6.      Pengertian Pajak menurut Sommerfeld Ray M, Anderson Herschel M, Brock Horace R.
Pajak merupakan suatu pengalihan sumber dari sektor swasta ke sektor pemerintah, yang bukan akibat pelanggaran hukum tetapi wajib dilaksanakan, berdasarkan ketentuan yang sudah ditentukan dan tanpa mendapat imbalan secara langsung dan proporsional, agar pemerintah dapat melaksanakan dan menjalankan tugas pemerintahan.

·         Macam-Macam Pajak
Seperti yang telah kita ketahui, mulai bulan Januari 2013, Penghasilan Tidak Kena Pajak (PTKP) telah berubah.

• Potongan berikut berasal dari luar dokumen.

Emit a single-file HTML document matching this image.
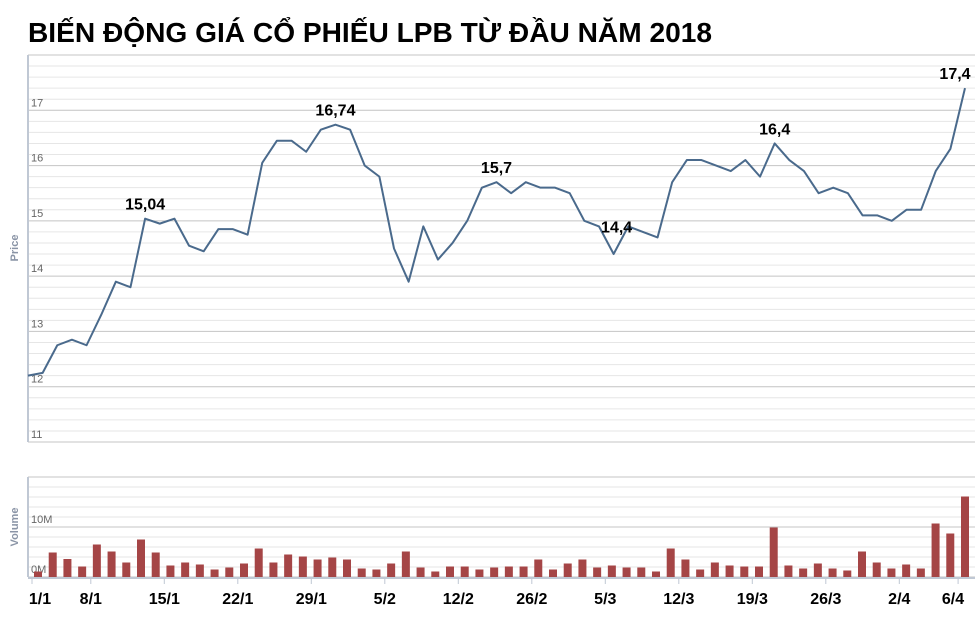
<!DOCTYPE html>
<html><head><meta charset="utf-8"><style>
html,body{margin:0;padding:0;background:#fff;}
svg{display:block;font-family:"Liberation Sans","DejaVu Sans",sans-serif;}
</style></head><body>
<svg id="chart" width="980" height="626" viewBox="0 0 980 626">
<text x="28" y="42" font-size="28" font-weight="bold" fill="#000" textLength="684" lengthAdjust="spacingAndGlyphs">BIẾN ĐỘNG GIÁ CỔ PHIẾU LPB TỪ ĐẦU NĂM 2018</text>
<g id="grid"></g>
<g id="bars"></g>
<g id="line"></g>
<g id="labels"></g>
<text transform="translate(18,248) rotate(-90)" text-anchor="middle" font-size="11" font-weight="bold" fill="#8a94a6">Price</text>
<text transform="translate(18,527) rotate(-90)" text-anchor="middle" font-size="11" font-weight="bold" fill="#8a94a6">Volume</text>
</svg>
<script>
const prices = [12.2,12.25,12.75,12.85,12.75,13.3,13.9,13.8,15.04,14.95,15.04,14.55,14.45,14.85,14.85,14.75,16.05,16.45,16.45,16.25,16.65,16.74,16.65,16.0,15.8,14.5,13.9,14.9,14.3,14.6,15.0,15.6,15.7,15.5,15.7,15.6,15.6,15.5,15.0,14.9,14.4,14.9,14.8,14.7,15.7,16.1,16.1,16.0,15.9,16.1,15.8,16.4,16.1,15.9,15.5,15.6,15.5,15.1,15.1,15.0,15.2,15.2,15.9,16.3,17.4];
const volumes = [1.1,4.9,3.6,2.1,6.5,5.1,2.9,7.5,4.9,2.3,2.9,2.5,1.5,1.9,2.7,5.7,2.9,4.5,4.1,3.5,3.9,3.5,1.7,1.5,2.7,5.1,1.9,1.1,2.1,2.1,1.5,1.9,2.1,2.1,3.5,1.5,2.7,3.5,1.9,2.3,1.9,1.9,1.1,5.7,3.5,1.5,2.9,2.3,2.1,2.1,9.9,2.3,1.7,2.7,1.7,1.3,5.1,2.9,1.7,2.5,1.7,10.7,8.7,16.1];
const xLabels = ["1/1","8/1","15/1","22/1","29/1","5/2","12/2","26/2","5/3","12/3","19/3","26/3","2/4","6/4"];
const xLabelIdx = [0,4,9,14,19,24,29,34,39,44,49,54,59,63];
const priceTicks = [11,12,13,14,15,16,17];
const volTicks = ["0M","10M"];
const annIdx = [8,21,32,40,51,64];
const annText = ["15,04","16,74","15,7","14,4","16,4","17,4"];

const NS="http://www.w3.org/2000/svg";
function mk(tag,attrs,parent){const e=document.createElementNS(NS,tag);for(const k in attrs)e.setAttribute(k,attrs[k]);parent.appendChild(e);return e;}
const L=28,R=975,PT=55,PB=442,VT=477,VB=577;
const py=v=>PB-(v-11)/(18-11)*(PB-PT);
const px=i=>28+i*(965-28)/(prices.length-1);
const vy=v=>VB-v/20*(VB-VT);
const bx=i=>38+i*(965-38)/(volumes.length-1);
const lx=i=>32+i*14.7;
const grid=document.getElementById('grid');
for(let k=0;k<=35;k++){const v=11+k*0.2;const y=py(v);const major=(k%5===0);
 const g=mk('line',{x1:L,x2:R,y1:y,y2:y,stroke:major?'#c4c4c4':'#e6e6e6','stroke-width':1},grid);
 
 }
for(let k=0;k<=10;k++){const y=vy(k*2);const major=(k%5===0);
 const g=mk('line',{x1:L,x2:R,y1:y,y2:y,stroke:major?'#c4c4c4':'#e6e6e6','stroke-width':1},grid);
 
 }
const a1=mk('line',{x1:L,x2:L,y1:PT,y2:PB,stroke:'#c0c8d4','stroke-width':2},grid);


const a2=mk('line',{x1:L,x2:L,y1:VT,y2:VB,stroke:'#c0c8d4','stroke-width':2},grid);


const a3=mk('line',{x1:L,x2:R,y1:VB+1,y2:VB+1,stroke:'#c0c8d4','stroke-width':2},grid);


priceTicks.forEach(v=>{const t=mk('text',{x:31,y:py(v)-4,'font-size':11,fill:'#666'},grid);t.textContent=v;
 
 });
volTicks.forEach((s,k)=>{const t=mk('text',{x:31,y:vy(k*10)-4,'font-size':11,fill:'#666'},grid);t.textContent=s;
 
 });
const bars=document.getElementById('bars');
volumes.forEach((v,i)=>{const b=mk('rect',{x:bx(i)-4,y:vy(v),width:8,height:VB-vy(v),fill:'#a54546'},bars);
 
 });
const line=document.getElementById('line');
const pl=mk('polyline',{points:prices.map((v,i)=>px(i)+','+py(v)).join(' '),fill:'none',stroke:'#4a6a8c','stroke-width':2,'stroke-linejoin':'round'},line);


const labels=document.getElementById('labels');
annIdx.forEach((idx,k)=>{let x=px(idx);if(x>950)x=955;
 let y=py(prices[idx])-9;
 if(idx>0&&idx<prices.length-1&&prices[idx]<prices[idx-1]&&prices[idx]<prices[idx+1]){x+=3;y=py(prices[idx+1])+6;}
 const t=mk('text',{x:x,y:y,'text-anchor':'middle','font-size':16,'font-weight':'bold',fill:'#000'},labels);t.textContent=annText[k];
 
 });
xLabels.forEach((s,k)=>{let x=lx(xLabelIdx[k]);
 const tk=mk('line',{x1:x,x2:x,y1:VB+2,y2:VB+7,stroke:'#c0c8d4','stroke-width':1},labels);
 
 
 if(k===0)x=40;if(k===xLabels.length-1)x=953;
 const t=mk('text',{x:x,y:604,'text-anchor':'middle','font-size':16,'font-weight':'bold',fill:'#000'},labels);t.textContent=s;
 
 });
</script>
</body></html>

Sekarang untuk Wajib Pajak yang berstatus tidak kawin dan tidak mempunyai tanggungan jumlah PTKP-nya sebesar Rp 24.300.000,00 atau setara dengan Rp 2.025.000,00 per bulan. Dengan adanya perubahan itu, tatacara penghitungan PPh Pasal 21 juga mengalami perubahan. Perubahan itu diatur dalam Peraturan Direktur Jenderal Pajak Nomor Per-31/PJ/2012 tentang Pedoman Teknis Tata Cara Pemotongan, Penyetoran dan Pelaporan Pajak Penghasilan Pasal 21 dan/atau Pajak Penghasilan Pasal 26 Sehubungan dengan Pekerjaan, Jasa, dan Kegiatan Orang Pribadi.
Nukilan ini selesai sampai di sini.